— Begin Source data —
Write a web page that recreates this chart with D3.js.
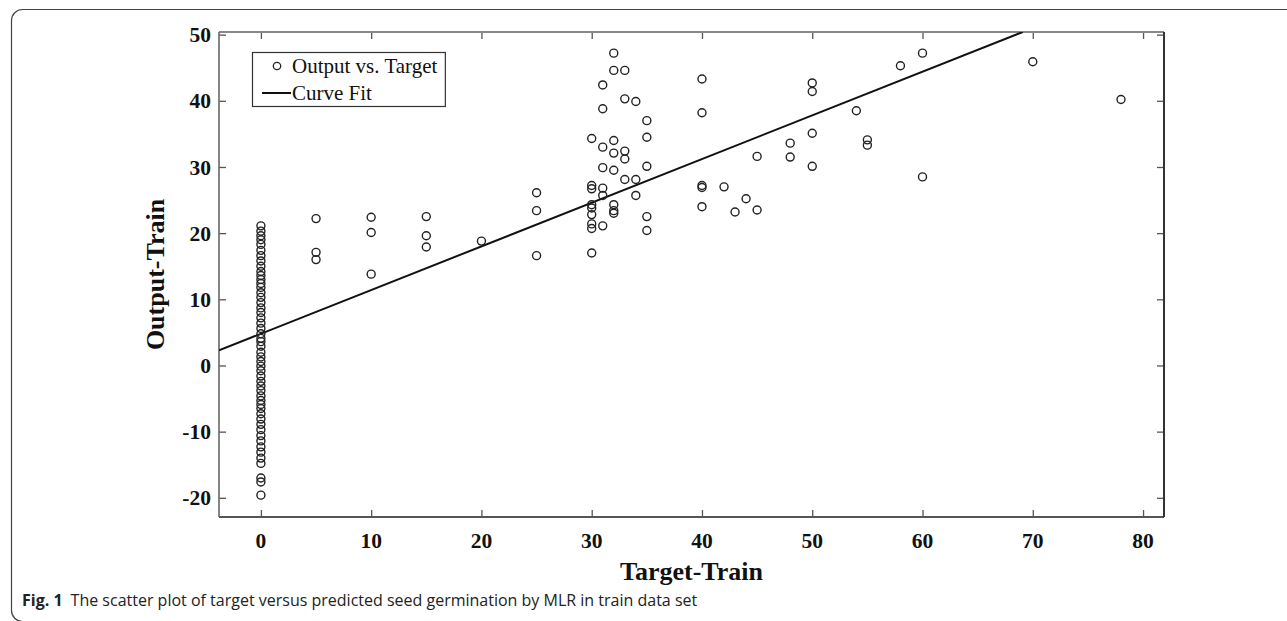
<!DOCTYPE html>
<html>
<head>
<meta charset="utf-8">
<script src="https://cdn.jsdelivr.net/npm/d3@7/dist/d3.min.js"></script>
<style>
  html, body { margin: 0; padding: 0; background: #fff; }
  svg { display: block; }
</style>
</head>
<body>
<svg id="chart" width="1287" height="621"></svg>
<script>
// ---------- DATA ----------
const xTicks = [0, 10, 20, 30, 40, 50, 60, 70, 80];
const yTicks = [-20, -10, 0, 10, 20, 30, 40, 50];

// Target = 0 column (predicted outputs)
const zeroTargetOutputs = [21.1, 20.3, 19.6, 19.0, 18.3, 17.4, 16.6, 15.8, 15.0, 14.2, 13.6, 13.0,
  12.4, 11.8, 11.0, 10.3, 9.5, 8.7, 8.0, 7.2, 6.4, 5.6, 4.8, 4.1, 3.6, 2.9, 2.0, 1.3, 0.6, -0.1,
  -0.8, -1.6, -2.4, -3.1, -3.8, -4.6, -5.3, -5.9, -6.5, -7.3, -8.1, -8.9, -9.7, -10.6, -11.4,
  -12.3, -13.1, -14.0, -14.8, -17.0, -17.6, -19.6];

// Non-zero targets and their outputs
const targets = [5, 5, 5, 10, 10, 10, 15, 15, 15, 20, 25, 25, 25,
  30, 30, 30, 30, 30, 30, 30, 30, 30,
  31, 31, 31, 31, 31, 31, 31,
  32, 32, 32, 32, 32, 32, 32, 32,
  33, 33, 33, 33, 33,
  34, 34, 34,
  35, 35, 35, 35, 35,
  40, 40, 40, 40, 40,
  42, 43, 44, 45, 45, 48, 48, 50, 50, 50, 50, 54, 55, 55, 58, 60, 60, 70, 78];
const outputs = [22.2, 17.1, 16.0, 22.4, 20.1, 13.8, 22.5, 19.6, 17.9, 18.8, 26.1, 23.4, 16.6,
  34.3, 27.2, 26.7, 24.3, 23.8, 22.8, 21.4, 20.7, 17.0,
  42.4, 38.8, 33.0, 29.9, 26.8, 25.7, 21.1,
  47.2, 44.6, 34.0, 32.1, 29.5, 24.3, 23.4, 23.0,
  44.6, 40.3, 32.4, 31.2, 28.1,
  39.9, 28.1, 25.7,
  37.0, 34.5, 30.1, 22.5, 20.4,
  43.3, 38.2, 27.2, 26.9, 24.0,
  27.0, 23.2, 25.2, 31.6, 23.5, 33.6, 31.5, 42.7, 41.4, 35.1, 30.1, 38.5, 34.1, 33.3, 45.3, 47.2, 28.5, 45.9, 40.2];

// Linear fit coefficients
const fitSlope = 0.66;
const fitIntercept = 4.8;

const legendLabels = ["Output vs. Target", "Curve Fit"];
const xLabel = "Target-Train";
const yLabel = "Output-Train";
const captionBold = "Fig. 1";
const captionText = "The scatter plot of target versus predicted seed germination by MLR in train data set";

// ---------- LAYOUT ----------
const svg = d3.select("#chart");
const plot = { left: 219, right: 1164, top: 32, bottom: 517 };
const xDomain = [-3.8, 81.9];
const yDomain = [-22.9, 50.4];
const x = d3.scaleLinear().domain(xDomain).range([plot.left, plot.right]);
const y = d3.scaleLinear().domain(yDomain).range([plot.bottom, plot.top]);

const serif = "'Liberation Serif', 'Times New Roman', serif";

// outer frame (rounded)
svg.append("rect")
  .attr("x", 11.5).attr("y", 9.5).attr("width", 1400).attr("height", 612)
  .attr("rx", 11).attr("fill", "none").attr("stroke", "#444").attr("stroke-width", 1.2);

const points = zeroTargetOutputs.map(v => ({ t: 0, o: v }))
  .concat(targets.map((t, i) => ({ t, o: outputs[i] })));

svg.append("defs").append("clipPath").attr("id", "plotclip")
  .append("rect").attr("x", plot.left).attr("y", plot.top)
  .attr("width", plot.right - plot.left).attr("height", plot.bottom - plot.top);

// axes (ticks inward, on all sides)
const tickLen = 7;
const gB = svg.append("g").attr("transform", `translate(0,${plot.bottom})`)
  .call(d3.axisTop(x).tickValues(xTicks).tickSize(tickLen).tickFormat(""));
const gT = svg.append("g").attr("transform", `translate(0,${plot.top})`)
  .call(d3.axisBottom(x).tickValues(xTicks).tickSize(tickLen).tickFormat(""));
const gL = svg.append("g").attr("transform", `translate(${plot.left},0)`)
  .call(d3.axisRight(y).tickValues(yTicks).tickSize(tickLen).tickFormat(""));
const gR = svg.append("g").attr("transform", `translate(${plot.right},0)`)
  .call(d3.axisLeft(y).tickValues(yTicks).tickSize(tickLen).tickFormat(""));
[gB, gT, gL, gR].forEach(g => {
  g.select(".domain").remove();
  g.selectAll(".tick line").attr("stroke", "#555").attr("stroke-width", 1.3);
});

// frame lines
svg.append("line").attr("x1", plot.left).attr("x2", plot.right).attr("y1", plot.top).attr("y2", plot.top)
  .attr("stroke", "#888").attr("stroke-width", 2);
svg.append("line").attr("x1", plot.left).attr("x2", plot.right).attr("y1", plot.bottom).attr("y2", plot.bottom)
  .attr("stroke", "#555").attr("stroke-width", 1.8);
svg.append("line").attr("x1", plot.left).attr("x2", plot.left).attr("y1", plot.top).attr("y2", plot.bottom)
  .attr("stroke", "#666").attr("stroke-width", 1.6);
svg.append("line").attr("x1", plot.right).attr("x2", plot.right).attr("y1", plot.top).attr("y2", plot.bottom)
  .attr("stroke", "#333").attr("stroke-width", 2);

// tick labels
svg.append("g").selectAll("text").data(xTicks).join("text")
  .attr("x", d => x(d)).attr("y", 548)
  .attr("text-anchor", "middle")
  .attr("font-family", serif).attr("font-weight", "bold").attr("font-size", 21.5)
  .attr("fill", "#111")
  .text(d => d);
svg.append("g").selectAll("text").data(yTicks).join("text")
  .attr("x", 211).attr("y", d => y(d)).attr("dy", "0.35em")
  .attr("text-anchor", "end")
  .attr("font-family", serif).attr("font-weight", "bold").attr("font-size", 21.5)
  .attr("fill", "#111")
  .text(d => d);

// axis titles
svg.append("text").attr("x", (plot.left + plot.right) / 2).attr("y", 580)
  .attr("text-anchor", "middle")
  .attr("font-family", serif).attr("font-weight", "bold").attr("font-size", 26).attr("fill", "#111")
  .text(xLabel);
svg.append("text")
  .attr("transform", `translate(164,${(plot.top + plot.bottom) / 2}) rotate(-90)`)
  .attr("text-anchor", "middle")
  .attr("font-family", serif).attr("font-weight", "bold").attr("font-size", 26).attr("fill", "#111")
  .text(yLabel);

// fit line
const fitEnd = (yDomain[1] - fitIntercept) / fitSlope;
const fitData = [xDomain[0], fitEnd].map(t => ({ t, o: fitSlope * t + fitIntercept }));
svg.append("path")
  .datum(fitData)
  .attr("clip-path", "url(#plotclip)")
  .attr("fill", "none").attr("stroke", "#111").attr("stroke-width", 2)
  .attr("d", d3.line().x(d => x(d.t)).y(d => y(d.o)));

// points
svg.append("g").selectAll("circle").data(points).join("circle")
  .attr("cx", d => x(d.t)).attr("cy", d => y(d.o)).attr("r", 4)
  .attr("fill", "none").attr("stroke", "#222").attr("stroke-width", 1.4);

// legend
const leg = svg.append("g");
const legRect = leg.append("rect").attr("x", 252.5).attr("y", 52.5).attr("height", 54)
  .attr("fill", "#fff").attr("stroke", "#333").attr("stroke-width", 1.2);
leg.append("circle").attr("cx", 277).attr("cy", 66).attr("r", 3.7)
  .attr("fill", "none").attr("stroke", "#222").attr("stroke-width", 1.3);
leg.append("line").attr("x1", 262).attr("x2", 291).attr("y1", 93).attr("y2", 93)
  .attr("stroke", "#111").attr("stroke-width", 2);
const lt1 = leg.append("text").attr("x", 292).attr("y", 73)
  .attr("font-family", serif).attr("font-size", 21).attr("fill", "#111").text(legendLabels[0]);
const lt2 = leg.append("text").attr("x", 292).attr("y", 100)
  .attr("font-family", serif).attr("font-size", 21).attr("fill", "#111").text(legendLabels[1]);
const lw = Math.max(lt1.node().getComputedTextLength(), lt2.node().getComputedTextLength());
legRect.attr("width", 292 + lw + 8 - 252.5);

// caption
const cap = svg.append("text").attr("x", 22).attr("y", 606)
  .attr("font-family", "'Open Sans', 'Noto Sans', sans-serif").attr("font-size", 16).attr("fill", "#222");
cap.append("tspan").attr("font-weight", "bold").text(captionBold);
cap.append("tspan").attr("dx", 8).text(captionText);
</script>
</body>
</html>
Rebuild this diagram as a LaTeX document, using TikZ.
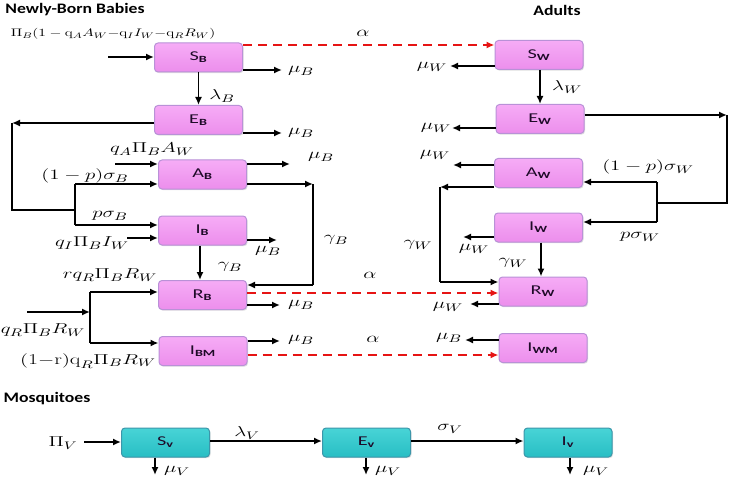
\documentclass[tikz,border=0pt]{standalone}
\usepackage{fontspec}
\newfontfamily\boxfont{Carlito}
\usetikzlibrary{arrows.meta,shadows}
\definecolor{pinktop}{RGB}{246,172,246}
\definecolor{pinkbot}{RGB}{236,142,236}
\definecolor{pinkedge}{RGB}{185,145,215}
\definecolor{cyantop}{RGB}{72,212,214}
\definecolor{cyanbot}{RGB}{40,190,196}
\definecolor{cyanedge}{RGB}{60,150,170}
\definecolor{dashred}{RGB}{230,20,20}
\definecolor{boxtext}{RGB}{30,10,40}
\newcommand\mx[1]{\scalebox{1.45}[1]{$#1$}}
\newcommand\bt[2]{\scalebox{1.5}[1]{\boxfont #1\textsubscript{\bfseries #2}}}
\begin{document}
\begin{tikzpicture}[x=1pt,y=-1pt,
 box/.style={draw=pinkedge,line width=1pt,rounded corners=3.5pt,top color=pinktop,bottom color=pinkbot,
   minimum width=88pt,minimum height=29pt,inner sep=0pt,text=boxtext,font=\fontsize{13.5}{15}\selectfont,
   drop shadow={opacity=0.25,shadow xshift=1pt,shadow yshift=-1.2pt}},
 vbox/.style={box,draw=cyanedge,top color=cyantop,bottom color=cyanbot},
 lab/.style={inner sep=0pt,font=\fontsize{15}{17}\selectfont},
 arr/.style={line width=1.8pt,-{Latex[length=8pt,width=7pt]}},
 ln/.style={line width=1.8pt},
 redarr/.style={draw=dashred,line width=1.6pt,dash pattern=on 9pt off 6pt,-{Latex[length=8pt,width=7pt]}},
 ttl/.style={inner sep=0pt,font=\boxfont\bfseries\fontsize{14.5}{16}\selectfont}]
\useasboundingbox (0,0) rectangle (730,481);

% titles
\node[ttl] (tB) at (75,10) {\scalebox{1.22}[1]{Newly-Born Babies}};
\node[ttl] (tW) at (557,10) {\scalebox{1.22}[1]{Adults}};
\node[ttl] (tV) at (47,399) {\scalebox{1.22}[1]{Mosquitoes}};

% boxes
\node[box] (SB) at (198.5,57.5) {\bt{S}{B}};
\node[box] (EB) at (198.5,120) {\bt{E}{B}};
\node[box] (AB) at (202.5,174.5) {\bt{A}{B}};
\node[box] (IB) at (202.5,230.5) {\bt{I}{B}};
\node[box] (RB) at (202.5,295) {\bt{R}{B}};
\node[box] (IBM) at (203,351) {\bt{I}{BM}};
\node[box] (SW) at (539,55) {\bt{S}{W}};
\node[box] (EW) at (540,119) {\bt{E}{W}};
\node[box] (AW) at (538.5,173) {\bt{A}{W}};
\node[box] (IW) at (538.5,227.5) {\bt{I}{W}};
\node[box] (RW) at (543,291.5) {\bt{R}{W}};
\node[box] (IWM) at (543,348) {\bt{I}{WM}};
\node[vbox] (SV) at (165.5,442.5) {\bt{S}{v}};
\node[vbox] (EV) at (366.5,442.5) {\bt{E}{v}};
\node[vbox] (IV) at (568,442.5) {\bt{I}{v}};

% labels (left)
\node[lab,font=\fontsize{11}{13}\selectfont] (lPiB) at (113,34)
  {\scalebox{1.4}[1]{$\Pi_B(1-\mathrm{q}_A A_W{-}\mathrm{q}_I I_W{-}\mathrm{q}_R R_W)$}};
\node[lab] (lal1) at (363,33) {\mx{\alpha}};
\node[lab] (lmuB1) at (301,71) {\mx{\mu_B}};
\node[lab] (llB) at (222,96) {\mx{\lambda_B}};
\node[lab] (lmuB2) at (301,133) {\mx{\mu_B}};
\node[lab] (lpsB1) at (85,176) {\mx{(1-p)\sigma_B}};
\node[lab] (lpsB2) at (110,216) {\mx{p\sigma_B}};
\node[lab] (lqA) at (152,149) {\mx{q_A\Pi_B A_W}};
\node[lab] (lmuB3) at (321,157) {\mx{\mu_B}};
\node[lab] (lgB1) at (336,240) {\mx{\gamma_B}};
\node[lab] (lqI) at (92,243) {\mx{q_I\Pi_B I_W}};
\node[lab] (lmuB4) at (268,251) {\mx{\mu_B}};
\node[lab] (lgB2) at (230,267) {\mx{\gamma_B}};
\node[lab] (lrq) at (110,275) {\mx{r q_R\Pi_B R_W}};
\node[lab] (lqR) at (43,330) {\mx{q_R\Pi_B R_W}};
\node[lab] (l1r) at (88,361) {\mx{\mathrm{(1{-}r)q}_R\Pi_B R_W}};
\node[lab] (lmuB5) at (301,305) {\mx{\mu_B}};
\node[lab] (lal2) at (370,275) {\mx{\alpha}};
\node[lab] (lmuB6) at (301,340) {\mx{\mu_B}};
\node[lab] (lal3) at (373,339) {\mx{\alpha}};
% labels (right)
\node[lab] (lmuW1) at (432,67) {\mx{\mu_W}};
\node[lab] (llW) at (567,87) {\mx{\lambda_W}};
\node[lab] (lmuW2) at (436,128) {\mx{\mu_W}};
\node[lab] (lpsW1) at (648,167) {\mx{(1-p)\sigma_W}};
\node[lab] (lpsW2) at (640,237) {\mx{p\sigma_W}};
\node[lab] (lmuW3) at (435,155) {\mx{\mu_W}};
\node[lab] (lgW1) at (418,245) {\mx{\gamma_W}};
\node[lab] (lmuW4) at (474,249) {\mx{\mu_W}};
\node[lab] (lgW2) at (513,263) {\mx{\gamma_W}};
\node[lab] (lmuW5) at (448,307) {\mx{\mu_W}};
\node[lab] (lmuB7) at (449,338) {\mx{\mu_B}};
% labels (mosquitoes)
\node[lab] (lPiV) at (63,443) {\mx{\Pi_V}};
\node[lab] (llV) at (247,433) {\mx{\lambda_V}};
\node[lab] (lsV) at (450,429) {\mx{\sigma_V}};
\node[lab] (lmuV1) at (177,471) {\mx{\mu_V}};
\node[lab] (lmuV2) at (388,471) {\mx{\mu_V}};
\node[lab] (lmuV3) at (596,471) {\mx{\mu_V}};

% coordinates
\coordinate (inSB) at (108,57);
\coordinate (oSB) at (282,70);
\coordinate (oEB) at (282,133);
\coordinate (cE) at (12,123);
\coordinate (cE2) at (12,210);
\coordinate (jB) at (75,210);
\coordinate (jA) at (75,184);
\coordinate (jI) at (75,225);
\coordinate (inAB) at (115,164);
\coordinate (oAB) at (290,164);
\coordinate (cA) at (313,184);
\coordinate (cA2) at (313,285);
\coordinate (inIB) at (127,238);
\coordinate (oIB) at (277,240);
\coordinate (inR) at (27,312);
\coordinate (jR0) at (90,312);
\coordinate (jR) at (90,292);
\coordinate (jM) at (90,343);
\coordinate (oRB) at (280,305);
\coordinate (oIBM) at (280,341);
\coordinate (oSW) at (450,66);
\coordinate (oEW) at (452,128);
\coordinate (cEW) at (727,115);
\coordinate (cEW2) at (727,203);
\coordinate (jW) at (657,203);
\coordinate (jAW) at (657,182);
\coordinate (jIW) at (657,222);
\coordinate (oAW) at (453,165);
\coordinate (cAW) at (440,187);
\coordinate (cAW2) at (440,282);
\coordinate (oIW) at (463,237);
\coordinate (xIW) at (541,0);
\coordinate (oRW) at (470,304);
\coordinate (oIWM) at (465,340);
\coordinate (inSV) at (84,442);
\coordinate (oSV) at (155,475);
\coordinate (oEV) at (366,475);
\coordinate (oIV) at (570,475);

% babies
\draw[arr] (inSB) -- (SB.west |- inSB);
\draw[redarr] (SB.east |- 0,45) -- (SW.west |- 0,45);
\draw[arr] (SB.east |- oSB) -- (oSB);
\draw[arr] (SB.south) -- (SB.south |- EB.north);
\draw[arr] (EB.east |- oEB) -- (oEB);
\draw[arr] (EB.west |- cE) -- (cE);
\draw[ln] (cE) -- (cE2) -- (jB);
\draw[ln] (jA) -- (jI);
\draw[arr] (jA) -- (AB.west |- jA);
\draw[arr] (jI) -- (IB.west |- jI);
\draw[arr] (inAB) -- (AB.west |- inAB);
\draw[arr] (AB.east |- oAB) -- (oAB);
\draw[arr] (AB.east |- cA) -- (cA);
\draw[ln] (cA) -- (cA2);
\draw[arr] (cA2) -- (RB.east |- cA2);
\draw[arr] (inIB) -- (IB.west |- inIB);
\draw[arr] (IB.east |- oIB) -- (oIB);
\draw[arr] (IB.south -| 200,0) -- (RB.north -| 200,0);
\draw[arr] (inR) -- (jR0);
\draw[ln] (jR) -- (jM);
\draw[arr] (jR) -- (RB.west |- jR);
\draw[arr] (jM) -- (IBM.west |- jM);
\draw[arr] (RB.east |- oRB) -- (oRB);
\draw[redarr] (RB.east |- 0,293) -- (RW.west |- 0,293);
\draw[arr] (IBM.east |- oIBM) -- (oIBM);
\draw[redarr] (IBM.east |- 0,355) -- (IWM.west |- 0,355);

% adults
\draw[arr] (SW.west |- oSW) -- (oSW);
\draw[arr] (SW.south -| 540,0) -- (EW.north -| 540,0);
\draw[arr] (EW.west |- oEW) -- (oEW);
\draw[arr] (EW.east |- cEW) -- (cEW);
\draw[ln] (cEW) -- (cEW2) -- (jW);
\draw[ln] (jAW) -- (jIW);
\draw[arr] (jAW) -- (AW.east |- jAW);
\draw[arr] (jIW) -- (IW.east |- jIW);
\draw[arr] (AW.west |- oAW) -- (oAW);
\draw[arr] (AW.west |- cAW) -- (cAW);
\draw[ln] (cAW) -- (cAW2);
\draw[arr] (cAW2) -- (RW.west |- cAW2);
\draw[arr] (IW.west |- oIW) -- (oIW);
\draw[arr] (IW.south -| xIW) -- (RW.north -| xIW);
\draw[arr] (RW.west |- oRW) -- (oRW);
\draw[arr] (IWM.west |- oIWM) -- (oIWM);

% mosquitoes
\draw[arr] (inSV) -- (SV.west |- inSV);
\draw[arr] (SV.east |- 0,441) -- (EV.west |- 0,441);
\draw[arr] (EV.east |- 0,441) -- (IV.west |- 0,441);
\draw[arr] (SV.south -| oSV) -- (oSV);
\draw[arr] (EV.south -| oEV) -- (oEV);
\draw[arr] (IV.south -| oIV) -- (oIV);
\end{tikzpicture}
\end{document}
— End Source data —
### The exercise
Repeat only what lies between the start of the data and the end of the line containing "-12.3, -13.1, -14.0, -14.8, -17.0, -17.6, -19.6];", exactly, with pictures left out.

### Solution for this exercise
Write a web page that recreates this chart with D3.js.
<!DOCTYPE html>
<html>
<head>
<meta charset="utf-8">
<script src="https://cdn.jsdelivr.net/npm/d3@7/dist/d3.min.js"></script>
<style>
  html, body { margin: 0; padding: 0; background: #fff; }
  svg { display: block; }
</style>
</head>
<body>
<svg id="chart" width="1287" height="621"></svg>
<script>
// ---------- DATA ----------
const xTicks = [0, 10, 20, 30, 40, 50, 60, 70, 80];
const yTicks = [-20, -10, 0, 10, 20, 30, 40, 50];

// Target = 0 column (predicted outputs)
const zeroTargetOutputs = [21.1, 20.3, 19.6, 19.0, 18.3, 17.4, 16.6, 15.8, 15.0, 14.2, 13.6, 13.0,
  12.4, 11.8, 11.0, 10.3, 9.5, 8.7, 8.0, 7.2, 6.4, 5.6, 4.8, 4.1, 3.6, 2.9, 2.0, 1.3, 0.6, -0.1,
  -0.8, -1.6, -2.4, -3.1, -3.8, -4.6, -5.3, -5.9, -6.5, -7.3, -8.1, -8.9, -9.7, -10.6, -11.4,
  -12.3, -13.1, -14.0, -14.8, -17.0, -17.6, -19.6];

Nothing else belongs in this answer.